Our streets connect us to each other and to surrounding neighborhoods. When streets are for people, things are a whole lot better. Here are some ways we can get there.

Complete Streets

A street is not complete until everyone is accommodated: cyclists, children, seniors, pedestrians, people with disabilities and motorists. Active Trans works to make sure all levels of government adopt policies that accommodate bicyclists and pedestrians at every stage of road projects from design to construction. Read more about this campaign here. And read about how we are building Complete Streets block by block here.

 Home Zones

When you imagine your ideal street, it probably doesn’t include speeding cars or congestion. Home Zones are areas where walking, biking, playing, socializing and green space have priority. Think of it as a space that is somewhere between a street and a park. These protected, ultra-low-speed areas are designated by legislation and can be created by signs and changes in street designs that redirect traffic and blend public and private property.

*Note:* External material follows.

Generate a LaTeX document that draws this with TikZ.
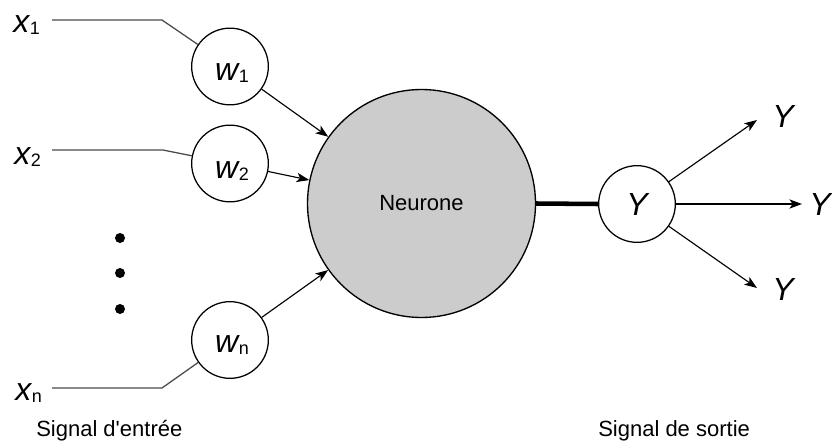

Home Zones have had great success in Europe, where specific speed restrictions and severe penalties are implemented. They are starting to pop up here, too

  Drive With Care

Educating the public on laws and traffic safety will make our streets better for walking and biking. Drive With Care programs work to stigmatize and stop reckless driving through enforcement, improved street design and individualized marketing.

Safe Park Zones

The boulevards and streets around a park can be extensions of the park into the community.  If the walking and bicycling routes to parks are safe and convenient, more people will utilize that space. Plus, they will be traveling to parks in fun and active ways. A 2006 Illinois law provides the legal framework for Safe Park Zones, requiring a reduced speed limit for streets in and around parks as well as increased fines for traffic violations.  Active Trans is working to pilot one of these Safe Park Zones a Chicago-area park.

Bus Rapid Transit

If your bus always came on time and you knew exactly how long it would take to reach your destination, chances are you would be more inclined to take the bus.

Bus Rapid Transit, or BRT, takes buses out of traffic by giving them a designated lane where only they can travel.  BRT provides passengers with dependable service and reduces congestion. Cities that use BRT have seen a decrease in car use.  BRT has seen significant success in Europe.